[SOURCE EXCERPT start]

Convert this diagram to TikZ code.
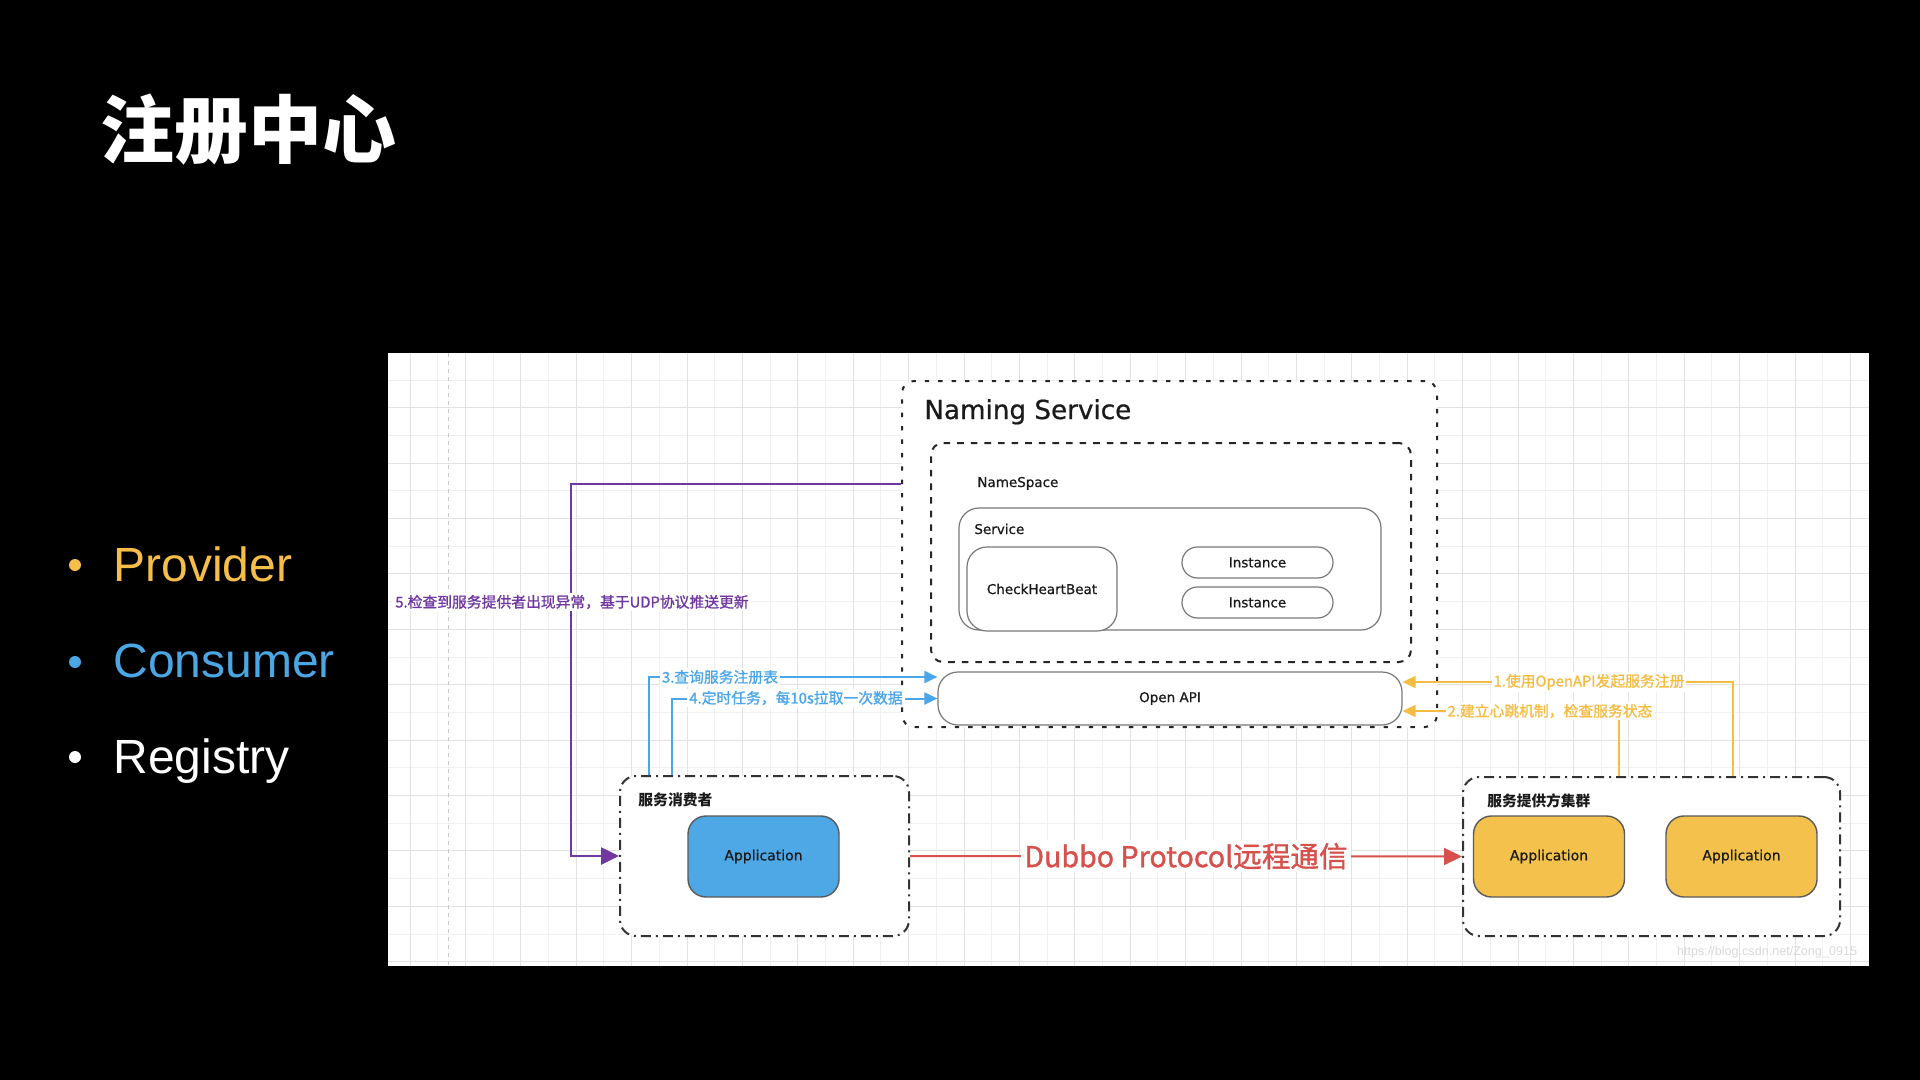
\documentclass[tikz,border=0pt]{standalone}
\usepackage{fontspec}
\setmainfont{DejaVu Sans}
\newfontfamily\cjk{Noto Sans CJK SC}
\newfontfamily\cjkm[FakeBold=1.2]{Noto Sans CJK SC}
\newfontfamily\dvm[FakeBold=0.7]{DejaVu Sans}
\newfontfamily\arialf{Liberation Sans}
\usetikzlibrary{arrows.meta,calc}
\definecolor{provc}{RGB}{244,190,72}
\definecolor{consc}{RGB}{75,166,228}
\definecolor{purp}{RGB}{112,56,160}
\definecolor{bluec}{RGB}{74,166,232}
\definecolor{orc}{RGB}{245,188,66}
\definecolor{redc}{RGB}{214,80,76}
\definecolor{appblue}{RGB}{77,168,229}
\definecolor{appyel}{RGB}{244,193,76}
\definecolor{gridA}{RGB}{226,226,226}
\definecolor{gridB}{RGB}{240,240,240}
\definecolor{boxgray}{RGB}{120,120,120}
\definecolor{appborder}{RGB}{90,90,90}
\definecolor{textdark}{RGB}{26,26,26}
\newcommand{\mylbl}{\dvm\fontsize{6.75}{8}\selectfont}
\newcommand{\myapp}{\dvm\fontsize{7}{8.5}\selectfont}
\newcommand{\mycjk}{\cjkm\fontsize{7.4}{9}\selectfont}
\begin{document}
\begin{tikzpicture}[x=0.5pt,y=-0.5pt,
  grida/.style={draw=gridA, line width=0.5pt},
  gridb/.style={draw=gridB, line width=0.5pt},
  outerbox/.style={draw=black!85, fill=white, line width=1pt, rounded corners=6pt, dash pattern=on 2.2pt off 4.5pt, inner sep=0},
  nsbox/.style={draw=black!85, fill=white, line width=1pt, rounded corners=6pt, dash pattern=on 3.3pt off 3.5pt, inner sep=0},
  softbox/.style={draw=boxgray, fill=white, line width=0.6pt, rounded corners=10pt, inner sep=0, font=\mylbl, text=textdark},
  pillbox/.style={softbox, rounded corners=7.7pt, minimum width=75.5pt, minimum height=15.5pt},
  grpbox/.style={draw=black!80, fill=white, line width=1pt, rounded corners=8pt, dash pattern=on 5pt off 2.5pt on 1pt off 2.5pt, inner sep=0},
  appbox/.style={draw=appborder, line width=0.7pt, rounded corners=9pt, minimum width=75.5pt, minimum height=40.5pt, inner sep=0, font=\myapp, text=textdark},
  plain/.style={inner sep=0, text=textdark},
  tagl/.style={inner sep=1pt, fill=white, font=\mycjk},
  bul/.style={anchor=base west, inner sep=0, font=\arialf\fontsize{24}{29}\selectfont},
  arrp/.style={draw=purp, line width=1.3pt, -{Triangle[length=9pt,width=8.5pt]}},
  arrr/.style={draw=redc, line width=1pt, -{Triangle[length=9pt,width=8.5pt]}},
  arrb/.style={draw=bluec, line width=1pt, -{Triangle[length=6.5pt,width=6pt]}},
  arro/.style={draw=orc, line width=0.9pt, -{Triangle[length=6.5pt,width=6pt]}}
]
\useasboundingbox (0,0) rectangle (1920,1080);
\fill[black] (0,0) rectangle (1920,1080);

% title and bullets
\node[anchor=west, inner sep=0, text=white, font=\cjk\bfseries\fontsize{37}{44}\selectfont] (title) at (100,130) {注册中心};
\fill[provc] (75,565) circle (3pt);
\node[bul, text=provc] (bprov) at (113,581) {Provider};
\fill[consc] (75,662) circle (3pt);
\node[bul, text=consc] (bcons) at (113,677) {Consumer};
\fill[white] (75,757) circle (3pt);
\node[bul, text=white] (breg) at (113,773) {Registry};

% panel and grid
\fill[white] (388,353) rectangle (1869,966);
\foreach \k in {1,3,...,51} \draw[gridb] ({410+27.7*\k},353) -- ({410+27.7*\k},966);
\foreach \k in {0,2,...,20} \draw[gridb] (388,{380+27.7*\k}) -- (1869,{380+27.7*\k});
\foreach \k in {0,2,...,52} \draw[grida] ({410+27.7*\k},353) -- ({410+27.7*\k},966);
\foreach \k in {1,3,...,21} \draw[grida] (388,{380+27.7*\k}) -- (1869,{380+27.7*\k});
\draw[draw=black!22, line width=0.5pt, dash pattern=on 2pt off 2pt] (448,353) -- (448,966);

% Naming service
\node[outerbox, minimum width=267.5pt, minimum height=173pt] (outer) at (1169.5,554) {};
\node[anchor=base west, plain, font=\dvm\fontsize{13.1}{16}\selectfont] (nstitle) at (924,419) {Naming Service};
\node[nsbox, minimum width=240pt, minimum height=109.5pt] (ns) at (1171,552.5) {};
\node[anchor=base west, plain, font=\mylbl] (nslbl) at (977,487) {NameSpace};
\node[softbox, minimum width=211pt, minimum height=61pt] (svc) at (1170,569) {};
\node[anchor=base west, plain, font=\mylbl] (svclbl) at (974,534) {Service};
\node[softbox, minimum width=75pt, minimum height=42pt] (chb) at (1042,589) {CheckHeartBeat};
\node[pillbox] (inst1) at (1257.5,562.5) {Instance};
\node[pillbox] (inst2) at (1257.5,602.5) {Instance};
\node[softbox, minimum width=232pt, minimum height=26.5pt] (api) at (1170,698.5) {Open API};

% groups
\node[grpbox, minimum width=144.5pt, minimum height=80pt] (cons) at (764.5,856) {};
\node[anchor=west, plain, font=\cjk\bfseries\fontsize{7.4}{9}\selectfont] (conslbl) at (638,800) {服务消费者};
\node[appbox, fill=appblue] (capp) at (763.5,856.5) {Application};

\node[grpbox, minimum width=188.5pt, minimum height=79.5pt] (prov) at (1651.5,856.5) {};
\node[anchor=west, plain, font=\cjk\bfseries\fontsize{7.35}{9}\selectfont] (provlbl) at (1487,801) {服务提供方集群};
\node[appbox, fill=appyel] (papp1) at (1549,856.5) {Application};
\node[appbox, fill=appyel] (papp2) at (1741.5,856.5) {Application};

% connectors
\draw[arrp] ([yshift=35pt]outer.west) -| ($(cons.west)+(-48,0)$) -- (cons.west);
\node[tagl, text=purp] (l5) at (572,602) {5.检查到服务提供者出现异常，基于UDP协议推送更新};

\draw[arrr] (cons.east) -- node[fill=white, inner sep=1.5pt, text=redc, font=\cjkm\fontsize{14.3}{17}\selectfont] (ldub) {Dubbo Protocol远程通信} (prov.west);

\draw[arrb] ([xshift=-57.75pt]cons.north) |- ([yshift=10.75pt]api.west);
\node[tagl, text=bluec] (l3) at (720,677) {3.查询服务注册表};
\draw[arrb] ([xshift=-46.25pt]cons.north) |- (api.west);
\node[tagl, text=bluec] (l4) at (796,698) {4.定时任务，每10s拉取一次数据};

\draw[arro] ([xshift=40.75pt]prov.north) |- ([yshift=8.25pt]api.east);
\node[tagl, text=orc] (l1) at (1589,682) {1.使用OpenAPI发起服务注册};
\draw[arro] ([xshift=-16.25pt]prov.north) |- ([yshift=-6.25pt]api.east);
\node[tagl, text=orc] (l2) at (1550,711) {2.建立心跳机制，检查服务状态};

% watermark
\node[inner sep=0, text=black!15, font=\arialf\fontsize{6.3}{8}\selectfont] (wm) at (1767,952) {https://blog.csdn.net/Zong\_0915};
\end{tikzpicture}
\end{document}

[SOURCE EXCERPT end]

TASK INSTRUCTIONS: Extract all the data above exactly, excluding every picture.

RESPONSE BELOW:
Convert this diagram to TikZ code.
\documentclass[tikz,border=0pt]{standalone}
\usepackage{fontspec}
\setmainfont{DejaVu Sans}
\newfontfamily\cjk{Noto Sans CJK SC}
\newfontfamily\cjkm[FakeBold=1.2]{Noto Sans CJK SC}
\newfontfamily\dvm[FakeBold=0.7]{DejaVu Sans}
\newfontfamily\arialf{Liberation Sans}
\usetikzlibrary{arrows.meta,calc}
\definecolor{provc}{RGB}{244,190,72}
\definecolor{consc}{RGB}{75,166,228}
\definecolor{purp}{RGB}{112,56,160}
\definecolor{bluec}{RGB}{74,166,232}
\definecolor{orc}{RGB}{245,188,66}
\definecolor{redc}{RGB}{214,80,76}
\definecolor{appblue}{RGB}{77,168,229}
\definecolor{appyel}{RGB}{244,193,76}
\definecolor{gridA}{RGB}{226,226,226}
\definecolor{gridB}{RGB}{240,240,240}
\definecolor{boxgray}{RGB}{120,120,120}
\definecolor{appborder}{RGB}{90,90,90}
\definecolor{textdark}{RGB}{26,26,26}
\newcommand{\mylbl}{\dvm\fontsize{6.75}{8}\selectfont}
\newcommand{\myapp}{\dvm\fontsize{7}{8.5}\selectfont}
\newcommand{\mycjk}{\cjkm\fontsize{7.4}{9}\selectfont}
\begin{document}
\begin{tikzpicture}[x=0.5pt,y=-0.5pt,
  grida/.style={draw=gridA, line width=0.5pt},
  gridb/.style={draw=gridB, line width=0.5pt},
  outerbox/.style={draw=black!85, fill=white, line width=1pt, rounded corners=6pt, dash pattern=on 2.2pt off 4.5pt, inner sep=0},
  nsbox/.style={draw=black!85, fill=white, line width=1pt, rounded corners=6pt, dash pattern=on 3.3pt off 3.5pt, inner sep=0},
  softbox/.style={draw=boxgray, fill=white, line width=0.6pt, rounded corners=10pt, inner sep=0, font=\mylbl, text=textdark},
  pillbox/.style={softbox, rounded corners=7.7pt, minimum width=75.5pt, minimum height=15.5pt},
  grpbox/.style={draw=black!80, fill=white, line width=1pt, rounded corners=8pt, dash pattern=on 5pt off 2.5pt on 1pt off 2.5pt, inner sep=0},
  appbox/.style={draw=appborder, line width=0.7pt, rounded corners=9pt, minimum width=75.5pt, minimum height=40.5pt, inner sep=0, font=\myapp, text=textdark},
  plain/.style={inner sep=0, text=textdark},
  tagl/.style={inner sep=1pt, fill=white, font=\mycjk},
  bul/.style={anchor=base west, inner sep=0, font=\arialf\fontsize{24}{29}\selectfont},
  arrp/.style={draw=purp, line width=1.3pt, -{Triangle[length=9pt,width=8.5pt]}},
  arrr/.style={draw=redc, line width=1pt, -{Triangle[length=9pt,width=8.5pt]}},
  arrb/.style={draw=bluec, line width=1pt, -{Triangle[length=6.5pt,width=6pt]}},
  arro/.style={draw=orc, line width=0.9pt, -{Triangle[length=6.5pt,width=6pt]}}
]
\useasboundingbox (0,0) rectangle (1920,1080);
\fill[black] (0,0) rectangle (1920,1080);

% title and bullets
\node[anchor=west, inner sep=0, text=white, font=\cjk\bfseries\fontsize{37}{44}\selectfont] (title) at (100,130) {注册中心};
\fill[provc] (75,565) circle (3pt);
\node[bul, text=provc] (bprov) at (113,581) {Provider};
\fill[consc] (75,662) circle (3pt);
\node[bul, text=consc] (bcons) at (113,677) {Consumer};
\fill[white] (75,757) circle (3pt);
\node[bul, text=white] (breg) at (113,773) {Registry};

% panel and grid
\fill[white] (388,353) rectangle (1869,966);
\foreach \k in {1,3,...,51} \draw[gridb] ({410+27.7*\k},353) -- ({410+27.7*\k},966);
\foreach \k in {0,2,...,20} \draw[gridb] (388,{380+27.7*\k}) -- (1869,{380+27.7*\k});
\foreach \k in {0,2,...,52} \draw[grida] ({410+27.7*\k},353) -- ({410+27.7*\k},966);
\foreach \k in {1,3,...,21} \draw[grida] (388,{380+27.7*\k}) -- (1869,{380+27.7*\k});
\draw[draw=black!22, line width=0.5pt, dash pattern=on 2pt off 2pt] (448,353) -- (448,966);

% Naming service
\node[outerbox, minimum width=267.5pt, minimum height=173pt] (outer) at (1169.5,554) {};
\node[anchor=base west, plain, font=\dvm\fontsize{13.1}{16}\selectfont] (nstitle) at (924,419) {Naming Service};
\node[nsbox, minimum width=240pt, minimum height=109.5pt] (ns) at (1171,552.5) {};
\node[anchor=base west, plain, font=\mylbl] (nslbl) at (977,487) {NameSpace};
\node[softbox, minimum width=211pt, minimum height=61pt] (svc) at (1170,569) {};
\node[anchor=base west, plain, font=\mylbl] (svclbl) at (974,534) {Service};
\node[softbox, minimum width=75pt, minimum height=42pt] (chb) at (1042,589) {CheckHeartBeat};
\node[pillbox] (inst1) at (1257.5,562.5) {Instance};
\node[pillbox] (inst2) at (1257.5,602.5) {Instance};
\node[softbox, minimum width=232pt, minimum height=26.5pt] (api) at (1170,698.5) {Open API};

% groups
\node[grpbox, minimum width=144.5pt, minimum height=80pt] (cons) at (764.5,856) {};
\node[anchor=west, plain, font=\cjk\bfseries\fontsize{7.4}{9}\selectfont] (conslbl) at (638,800) {服务消费者};
\node[appbox, fill=appblue] (capp) at (763.5,856.5) {Application};

\node[grpbox, minimum width=188.5pt, minimum height=79.5pt] (prov) at (1651.5,856.5) {};
\node[anchor=west, plain, font=\cjk\bfseries\fontsize{7.35}{9}\selectfont] (provlbl) at (1487,801) {服务提供方集群};
\node[appbox, fill=appyel] (papp1) at (1549,856.5) {Application};
\node[appbox, fill=appyel] (papp2) at (1741.5,856.5) {Application};

% connectors
\draw[arrp] ([yshift=35pt]outer.west) -| ($(cons.west)+(-48,0)$) -- (cons.west);
\node[tagl, text=purp] (l5) at (572,602) {5.检查到服务提供者出现异常，基于UDP协议推送更新};

\draw[arrr] (cons.east) -- node[fill=white, inner sep=1.5pt, text=redc, font=\cjkm\fontsize{14.3}{17}\selectfont] (ldub) {Dubbo Protocol远程通信} (prov.west);

\draw[arrb] ([xshift=-57.75pt]cons.north) |- ([yshift=10.75pt]api.west);
\node[tagl, text=bluec] (l3) at (720,677) {3.查询服务注册表};
\draw[arrb] ([xshift=-46.25pt]cons.north) |- (api.west);
\node[tagl, text=bluec] (l4) at (796,698) {4.定时任务，每10s拉取一次数据};

\draw[arro] ([xshift=40.75pt]prov.north) |- ([yshift=8.25pt]api.east);
\node[tagl, text=orc] (l1) at (1589,682) {1.使用OpenAPI发起服务注册};
\draw[arro] ([xshift=-16.25pt]prov.north) |- ([yshift=-6.25pt]api.east);
\node[tagl, text=orc] (l2) at (1550,711) {2.建立心跳机制，检查服务状态};

% watermark
\node[inner sep=0, text=black!15, font=\arialf\fontsize{6.3}{8}\selectfont] (wm) at (1767,952) {https://blog.csdn.net/Zong\_0915};
\end{tikzpicture}
\end{document}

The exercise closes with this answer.